▶ [To do] Take the lines from the beginning of the material through the line containing "const niY = [-26.1, -26.88, -27.35, -27.62, -27.82, -27.95];" and retype them exactly, leaving the pictures out.
"""
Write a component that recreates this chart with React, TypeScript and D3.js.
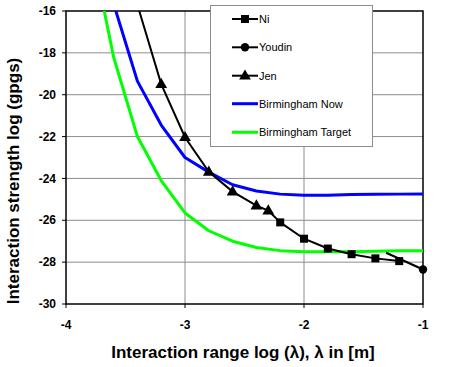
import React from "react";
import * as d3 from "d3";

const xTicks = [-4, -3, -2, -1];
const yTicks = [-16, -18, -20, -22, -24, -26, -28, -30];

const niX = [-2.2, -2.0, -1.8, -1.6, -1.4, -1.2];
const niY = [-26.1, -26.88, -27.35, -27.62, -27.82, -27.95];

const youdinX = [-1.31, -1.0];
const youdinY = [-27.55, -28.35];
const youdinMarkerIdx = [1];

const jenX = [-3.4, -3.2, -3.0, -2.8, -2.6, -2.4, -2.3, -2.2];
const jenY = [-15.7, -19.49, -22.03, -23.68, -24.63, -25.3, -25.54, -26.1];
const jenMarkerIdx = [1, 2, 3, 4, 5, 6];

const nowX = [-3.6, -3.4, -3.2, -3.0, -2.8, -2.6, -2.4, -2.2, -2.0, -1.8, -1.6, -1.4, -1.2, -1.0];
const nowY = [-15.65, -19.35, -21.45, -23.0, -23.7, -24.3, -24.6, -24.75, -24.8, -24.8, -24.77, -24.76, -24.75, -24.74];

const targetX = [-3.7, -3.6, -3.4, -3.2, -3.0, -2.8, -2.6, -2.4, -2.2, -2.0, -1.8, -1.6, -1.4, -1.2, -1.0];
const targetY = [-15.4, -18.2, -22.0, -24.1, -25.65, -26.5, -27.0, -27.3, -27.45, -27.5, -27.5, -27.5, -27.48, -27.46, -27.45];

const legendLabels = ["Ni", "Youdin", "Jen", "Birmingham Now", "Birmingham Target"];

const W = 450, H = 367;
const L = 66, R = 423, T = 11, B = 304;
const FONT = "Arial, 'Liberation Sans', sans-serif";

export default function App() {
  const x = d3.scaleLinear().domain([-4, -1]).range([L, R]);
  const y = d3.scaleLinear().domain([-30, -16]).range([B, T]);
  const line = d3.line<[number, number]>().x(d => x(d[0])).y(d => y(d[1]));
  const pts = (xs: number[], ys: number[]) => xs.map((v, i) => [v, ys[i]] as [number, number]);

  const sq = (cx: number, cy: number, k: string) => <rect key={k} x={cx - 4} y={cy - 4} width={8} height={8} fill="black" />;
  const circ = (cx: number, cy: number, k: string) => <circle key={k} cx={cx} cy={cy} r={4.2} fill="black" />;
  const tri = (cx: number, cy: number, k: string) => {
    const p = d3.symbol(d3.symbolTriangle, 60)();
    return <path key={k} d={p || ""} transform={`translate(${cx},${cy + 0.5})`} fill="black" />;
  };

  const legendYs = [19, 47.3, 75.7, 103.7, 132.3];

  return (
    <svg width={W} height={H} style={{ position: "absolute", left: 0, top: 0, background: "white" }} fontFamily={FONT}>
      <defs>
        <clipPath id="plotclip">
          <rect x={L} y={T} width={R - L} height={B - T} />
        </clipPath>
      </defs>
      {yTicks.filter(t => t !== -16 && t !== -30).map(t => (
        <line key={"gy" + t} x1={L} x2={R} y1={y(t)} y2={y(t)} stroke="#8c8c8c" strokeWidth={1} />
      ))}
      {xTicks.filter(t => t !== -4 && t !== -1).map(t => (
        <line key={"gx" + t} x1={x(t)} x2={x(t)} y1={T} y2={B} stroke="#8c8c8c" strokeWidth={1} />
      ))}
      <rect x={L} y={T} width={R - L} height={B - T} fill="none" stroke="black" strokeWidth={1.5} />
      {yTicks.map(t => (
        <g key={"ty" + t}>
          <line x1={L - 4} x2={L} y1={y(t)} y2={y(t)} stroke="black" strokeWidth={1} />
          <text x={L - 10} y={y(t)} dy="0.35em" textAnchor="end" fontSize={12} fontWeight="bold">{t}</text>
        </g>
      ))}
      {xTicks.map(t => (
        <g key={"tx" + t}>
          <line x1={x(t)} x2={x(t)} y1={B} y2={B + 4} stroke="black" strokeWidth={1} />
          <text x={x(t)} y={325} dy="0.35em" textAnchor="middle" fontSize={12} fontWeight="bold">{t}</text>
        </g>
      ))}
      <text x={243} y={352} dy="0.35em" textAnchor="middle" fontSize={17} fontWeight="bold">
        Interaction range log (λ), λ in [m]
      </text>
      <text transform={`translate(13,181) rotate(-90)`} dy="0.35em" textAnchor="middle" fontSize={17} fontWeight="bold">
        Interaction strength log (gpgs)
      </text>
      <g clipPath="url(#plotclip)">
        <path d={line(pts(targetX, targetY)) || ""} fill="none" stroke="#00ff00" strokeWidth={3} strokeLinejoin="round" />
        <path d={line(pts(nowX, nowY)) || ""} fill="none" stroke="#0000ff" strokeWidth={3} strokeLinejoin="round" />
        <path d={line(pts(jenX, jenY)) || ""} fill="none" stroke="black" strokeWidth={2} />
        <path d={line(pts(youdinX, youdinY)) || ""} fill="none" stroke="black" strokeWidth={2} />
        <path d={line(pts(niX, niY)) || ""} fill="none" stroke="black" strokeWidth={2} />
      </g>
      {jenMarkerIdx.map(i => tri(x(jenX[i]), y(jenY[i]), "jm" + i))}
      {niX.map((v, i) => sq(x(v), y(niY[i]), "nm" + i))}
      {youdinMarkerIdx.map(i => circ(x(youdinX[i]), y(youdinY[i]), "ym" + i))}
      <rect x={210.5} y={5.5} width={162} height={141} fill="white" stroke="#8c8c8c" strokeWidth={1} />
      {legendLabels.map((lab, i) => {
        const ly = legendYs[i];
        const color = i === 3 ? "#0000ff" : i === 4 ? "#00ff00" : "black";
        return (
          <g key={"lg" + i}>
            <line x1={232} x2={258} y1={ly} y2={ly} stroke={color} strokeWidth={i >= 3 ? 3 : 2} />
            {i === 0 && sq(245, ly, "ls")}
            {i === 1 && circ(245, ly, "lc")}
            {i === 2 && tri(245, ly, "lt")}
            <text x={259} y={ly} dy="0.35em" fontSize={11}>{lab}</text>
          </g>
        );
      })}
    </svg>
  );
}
"""
▶ [Exercise solution]
Write a component that recreates this chart with React, TypeScript and D3.js.
import React from "react";
import * as d3 from "d3";

const xTicks = [-4, -3, -2, -1];
const yTicks = [-16, -18, -20, -22, -24, -26, -28, -30];

const niX = [-2.2, -2.0, -1.8, -1.6, -1.4, -1.2];
const niY = [-26.1, -26.88, -27.35, -27.62, -27.82, -27.95];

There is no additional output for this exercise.